"V" for Vendetta

Last week my son and I went to the preview of "V" for Vendetta. The theater was filled with college-aged students. I did not know what I was getting into, and when Luke asked if I wanted background, I said "No, I'll just watch it on my own." For the next 2 hours (or however long it was), I was alternately moved, bored, perplexed and transfixed. Something was being said in a language I did not know. It certainly was not another "Matrix", but it was haunting. I couldn't get it out of my mind.
The lead character is in a mask for the entire movie. I expected that it might be removed (ala Star Wars) but it wasn't. The female lead moved from innocent to hard, feminine to genderless. There was a lot of gender-bending in the movie and music mixing across genres. So, I tried to consider it something I saw, that I could talk with young people about, but little more than that.
Then, on a night flight from LA to Chicago, I sat next to a guy reading one of those graphic novels (not graphic like pornographic, but fantasy characters with lots of dialogue baloons around them, monochromatic line drawings, cartoon-like, but for adults). I screwed up my nerve and asked him what he was reading. That question turned into a four hour conversation right into OHare airport. My seatmat was a graphic novelist, who was returning from a convention in LA for other graphic novelists. When I demonstrated interest and ignorance, he led me into a fascinating discussion about the independent genre of graphic novels, morphing between literature and film. He told me that "V" for Vendetta was based on a well-known graphic novel. Many of them adapt classic themes and recast them in fantasy settings. He is a Palestinian Muslim from Chicago who hungers for God. We left the plane as new-found friends and I will update you when his novel hits publication.

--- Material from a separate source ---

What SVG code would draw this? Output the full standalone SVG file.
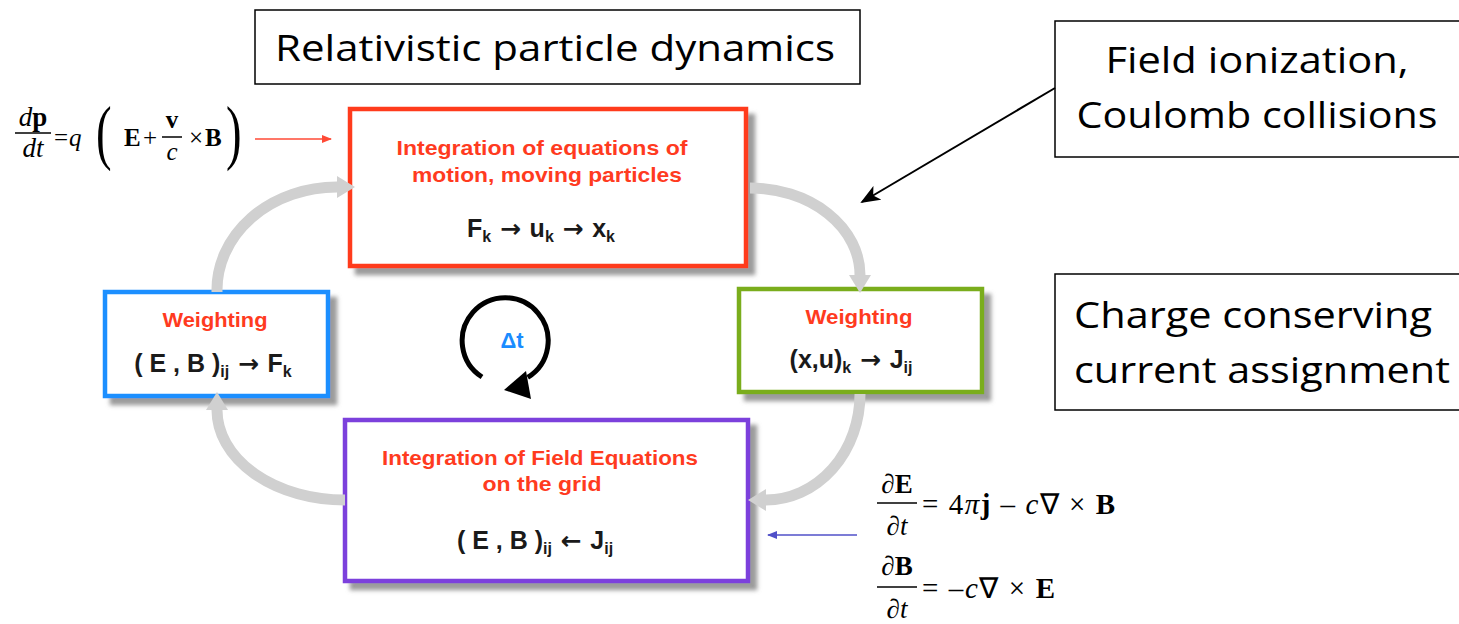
<svg xmlns="http://www.w3.org/2000/svg" width="1459" height="624" viewBox="0 0 1459 624">
<defs>
<style>
.lbl{font-family:"Open Sans","Liberation Sans",Arial,sans-serif;fill:#000}
.red{font-family:"Liberation Sans",Arial,sans-serif;font-weight:bold;fill:#ff3b1f;font-size:21px;text-anchor:middle}
.frm{font-family:"Liberation Sans",Arial,sans-serif;font-weight:bold;fill:#1a1a1a;font-size:25px;text-anchor:middle}
.ar{font-family:"DejaVu Sans",sans-serif;font-weight:bold}
.math{font-family:"Liberation Serif","Times New Roman",serif;fill:#000}
.b{font-weight:bold}
.i{font-style:italic}
.box{fill:#fff;stroke-width:4.5}
.tbox{fill:#fff;stroke:#000;stroke-width:1.5}
.arc{fill:none;stroke:#d0d0d0;stroke-width:11}
</style>
<filter id="sh" x="-10%" y="-10%" width="130%" height="130%">
<feDropShadow dx="7" dy="7" stdDeviation="2" flood-color="#8a8a8a" flood-opacity="0.85"/>
</filter>
<marker id="ga" viewBox="0 0 18 22" refX="0" refY="11" markerWidth="18" markerHeight="22" markerUnits="userSpaceOnUse" orient="auto">
<path d="M0,0 L18,11 L0,22 z" fill="#d0d0d0"/>
</marker>
<marker id="ka" viewBox="0 0 20 16" refX="18" refY="8" markerWidth="20" markerHeight="16" markerUnits="userSpaceOnUse" orient="auto">
<path d="M0,0 L20,8 L0,16 L5,8 z" fill="#000"/>
</marker>
<marker id="ra" viewBox="0 0 10 8" refX="9" refY="4" markerWidth="10" markerHeight="8" markerUnits="userSpaceOnUse" orient="auto">
<path d="M0,0 L10,4 L0,8 z" fill="#ff4a36"/>
</marker>
<marker id="ba" viewBox="0 0 10 8" refX="9" refY="4" markerWidth="10" markerHeight="8" markerUnits="userSpaceOnUse" orient="auto">
<path d="M0,0 L10,4 L0,8 z" fill="#5050c8"/>
</marker>
</defs>
<rect width="1459" height="624" fill="#fff"/>

<g id="title">
<rect class="tbox" x="255" y="10" width="605" height="74"/>
<text class="lbl" x="555" y="61" font-size="36" text-anchor="middle" textLength="560" lengthAdjust="spacingAndGlyphs">Relativistic particle dynamics</text>
</g>

<g id="field-ionization">
<rect class="tbox" x="1055" y="21" width="420" height="136"/>
<text class="lbl" x="1257" y="73" font-size="36" text-anchor="middle" textLength="303" lengthAdjust="spacingAndGlyphs">Field ionization,</text>
<text class="lbl" x="1257" y="128" font-size="36" text-anchor="middle" textLength="361" lengthAdjust="spacingAndGlyphs">Coulomb collisions</text>
</g>

<g id="charge-conserving">
<rect class="tbox" x="1055" y="274" width="420" height="136"/>
<text class="lbl" x="1074" y="328" font-size="36" textLength="358" lengthAdjust="spacingAndGlyphs">Charge conserving</text>
<text class="lbl" x="1074" y="383" font-size="36" textLength="376" lengthAdjust="spacingAndGlyphs">current assignment</text>
</g>

<g id="particle-push">
<rect class="box" x="350" y="109" width="396" height="157" stroke="#ff3a1a" filter="url(#sh)"/>
<text class="red" x="542" y="155" textLength="291" lengthAdjust="spacingAndGlyphs">Integration of equations of</text>
<text class="red" x="547" y="182" textLength="270" lengthAdjust="spacingAndGlyphs">motion, moving particles</text>
<text class="frm" x="541" y="237">F<tspan font-size="16" dy="5">k</tspan><tspan dy="-5" class="ar"> → </tspan>u<tspan font-size="16" dy="5">k</tspan><tspan dy="-5" class="ar"> → </tspan>x<tspan font-size="16" dy="5">k</tspan></text>
</g>

<g id="weighting-left">
<rect class="box" x="105" y="292" width="223" height="104" stroke="#1e8fff" filter="url(#sh)"/>
<text class="red" x="215" y="327" textLength="105" lengthAdjust="spacingAndGlyphs">Weighting</text>
<text class="frm" x="213" y="372">( E , B )<tspan font-size="16" dy="5">ij</tspan><tspan dy="-5" class="ar"> → </tspan>F<tspan font-size="16" dy="5">k</tspan></text>
</g>

<g id="weighting-right">
<rect class="box" x="739" y="289" width="243" height="103" stroke="#7aad1f" filter="url(#sh)"/>
<text class="red" x="859" y="324" textLength="107" lengthAdjust="spacingAndGlyphs">Weighting</text>
<text class="frm" x="851" y="368">(x,u)<tspan font-size="16" dy="5">k</tspan><tspan dy="-5" class="ar"> → </tspan>J<tspan font-size="16" dy="5">ij</tspan></text>
</g>

<g id="field-solve">
<rect class="box" x="345" y="420" width="403" height="161" stroke="#7b3fdc" filter="url(#sh)"/>
<text class="red" x="540" y="465" textLength="316" lengthAdjust="spacingAndGlyphs">Integration of Field Equations</text>
<text class="red" x="542" y="491" textLength="119" lengthAdjust="spacingAndGlyphs">on the grid</text>
<text class="frm" x="535" y="549">( E , B )<tspan font-size="16" dy="5">ij</tspan><tspan dy="-5" class="ar"> ← </tspan>J<tspan font-size="16" dy="5">ij</tspan></text>
</g>

<g id="timestep">
<path d="M482,377 A43,43 0 1 1 527.7,377.4" fill="none" stroke="#000" stroke-width="5"/>
<path d="M504,390 L526,371 L531,399 z" fill="#000"/>
<text x="512" y="348" font-family="'Liberation Sans',Arial,sans-serif" font-weight="bold" font-size="22" fill="#1a8cff" text-anchor="middle">Δt</text>
</g>

<g id="lorentz-eq" class="math" font-size="25">
<text x="33" y="126" text-anchor="middle" font-size="27"><tspan class="i">d</tspan><tspan class="b">p</tspan></text>
<line x1="15" y1="133" x2="51" y2="133" stroke="#000" stroke-width="1.5"/>
<text x="33" y="157" text-anchor="middle" class="i" font-size="27">dt</text>
<text x="54" y="146">=</text>
<text x="69" y="146" class="i">q</text>
<text transform="translate(96,156) scale(0.65,1)" font-size="72">(</text>
<text x="124" y="146" class="b">E</text>
<text x="143" y="146">+</text>
<text x="172" y="128" text-anchor="middle" class="b">v</text>
<line x1="162" y1="137" x2="182" y2="137" stroke="#000" stroke-width="1.5"/>
<text x="172" y="160" text-anchor="middle" class="i">c</text>
<text x="189" y="146">×</text>
<text x="205" y="146" class="b">B</text>
<text transform="translate(226,156) scale(0.65,1)" font-size="72">)</text>
</g>

<g id="maxwell-eq" class="math" font-size="27">
<text x="897" y="493" text-anchor="middle">∂<tspan class="b">E</tspan></text>
<line x1="877" y1="503" x2="917" y2="503" stroke="#000" stroke-width="1.5"/>
<text x="897" y="535" text-anchor="middle">∂<tspan class="i">t</tspan></text>
<text x="922" y="514" font-size="29" textLength="193" lengthAdjust="spacing">= 4<tspan class="i">π</tspan><tspan class="b">j</tspan> – <tspan class="i">c</tspan>∇ × <tspan class="b">B</tspan></text>
<text x="897" y="575" text-anchor="middle">∂<tspan class="b">B</tspan></text>
<line x1="877" y1="587" x2="917" y2="587" stroke="#000" stroke-width="1.5"/>
<text x="897" y="618" text-anchor="middle">∂<tspan class="i">t</tspan></text>
<text x="922" y="598" font-size="29" textLength="133" lengthAdjust="spacing">= –<tspan class="i">c</tspan>∇ × <tspan class="b">E</tspan></text>
</g>

<g id="connectors">
<path class="arc" d="M217,292 A120,103 0 0 1 337,187" marker-end="url(#ga)"/>
<path class="arc" d="M750,188 A110,87 0 0 1 860,275" marker-end="url(#ga)"/>
<path class="arc" d="M860,394 A94,106 0 0 1 766,500" marker-end="url(#ga)"/>
<path class="arc" d="M345,500 A128,90 0 0 1 217,410" marker-end="url(#ga)"/>
<line x1="1055" y1="88" x2="862" y2="202" stroke="#000" stroke-width="2" marker-end="url(#ka)"/>
<line x1="255" y1="139" x2="331" y2="139" stroke="#ff4a36" stroke-width="1.5" marker-end="url(#ra)"/>
<line x1="857" y1="535" x2="768" y2="535" stroke="#5050c8" stroke-width="1.5" marker-end="url(#ba)"/>
</g>
</svg>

The third conversation happened on Friday with a young pastor who is working outside the structured church with dischurched people in our community. When we were visiting together, we got into the area of institutional faith, both the pros and the cons. Together we talked about what is core to the church and what are historical, cultural, class and ethnicity accumulations. Then he asked me if I knew about "V" for Vendetta. When I told him I just saw it, his eyes lit up and he said; that's how many young people see the church....it needs blowing up. Yikes! Of course he was not advocating terrorism or violence, but explaning to me the reflexive response young people (and others) have towards any institution of faith, and structure, any hierarchy and overarching authority: make music with it by blowing it up. They automatically distrust the institutional church.
That's a huge impass. I sensed it a bit while living in Minneapolis when someone said: "How do we know Pastor Don is lying? His lips are moving!" Ouch! There was a conditioned suspicion and distrust, not so much of me as a person (I hope) but of the role of the ordained pastor.There was nothing I could do to dissuuade them. I must have sold out. I must have lost my freedom to political expediencey. I must be a lackey for the system. Is that what I'm sensing out here in California with a number of good friends who are believers, but resisters to joining any local church? Does "V" for Vendetta give us a clue?